8. Can I Take a Deduction for My Volunteer Work?

No, you can’t deduct the value of your time spent on charitable work as a charitable donation, but you can deduct your out-of-pocket costs such as mileage.

9. What Documentation Is Required for Deductions for Charitable Contributions?

As of 2007, the IRS requires that if you claim a deduction of a monetary donation of any amount, you must have a written confirmation from the charity. You cannot deduct casual donations that you drop into a charity’s collection box or bucket without a receipt to back up your claim.

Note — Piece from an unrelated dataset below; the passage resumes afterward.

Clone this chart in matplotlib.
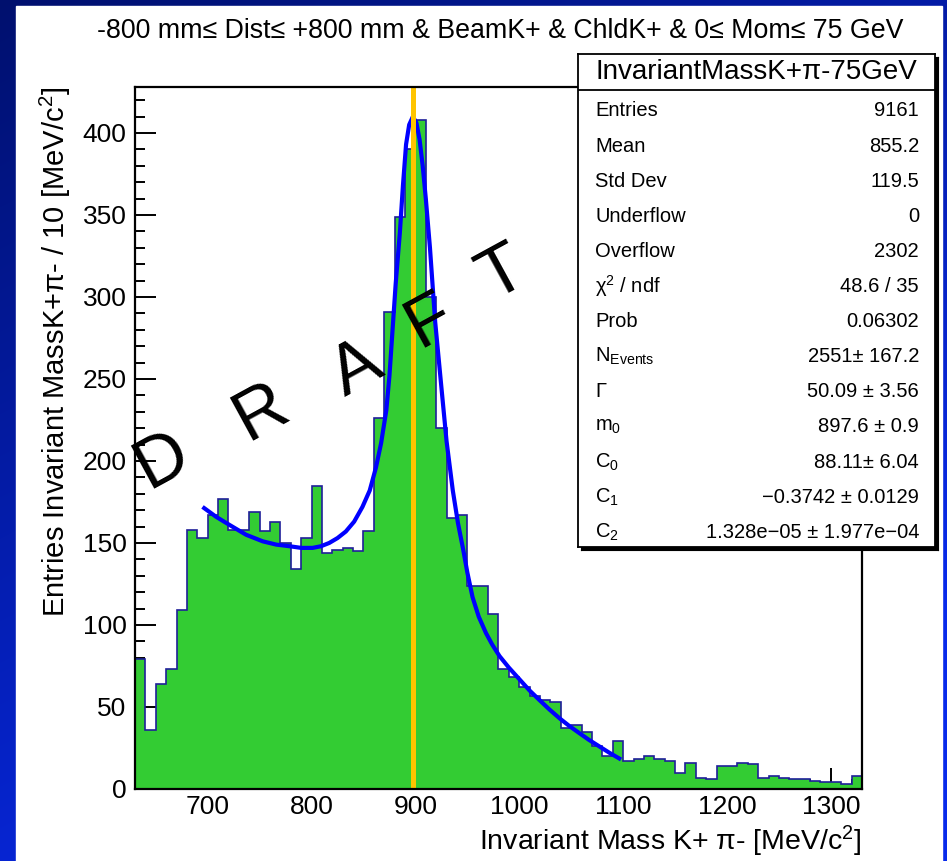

If you receive some goods or services in exchange for your donation, the charity must specify the value of those goods or services. You can only deduct the amount of your donation that is above that value. For instance, if you donate $500 to the symphony and receive tickets worth $200 in exchange, you can only take a deduction on $300. The paperwork from the charitable organization should spell out what is deductible.

10. When Can I Claim a Deduction for My Haiti Donation Made in 2010?

If you made a donation (and itemize your deductions) to the Haiti relief efforts in early 2010, you can take the deduction on your 2009 tax return or take the deduction in 2010.To take the deduction for 2009, your donation needs to be made by the end of February.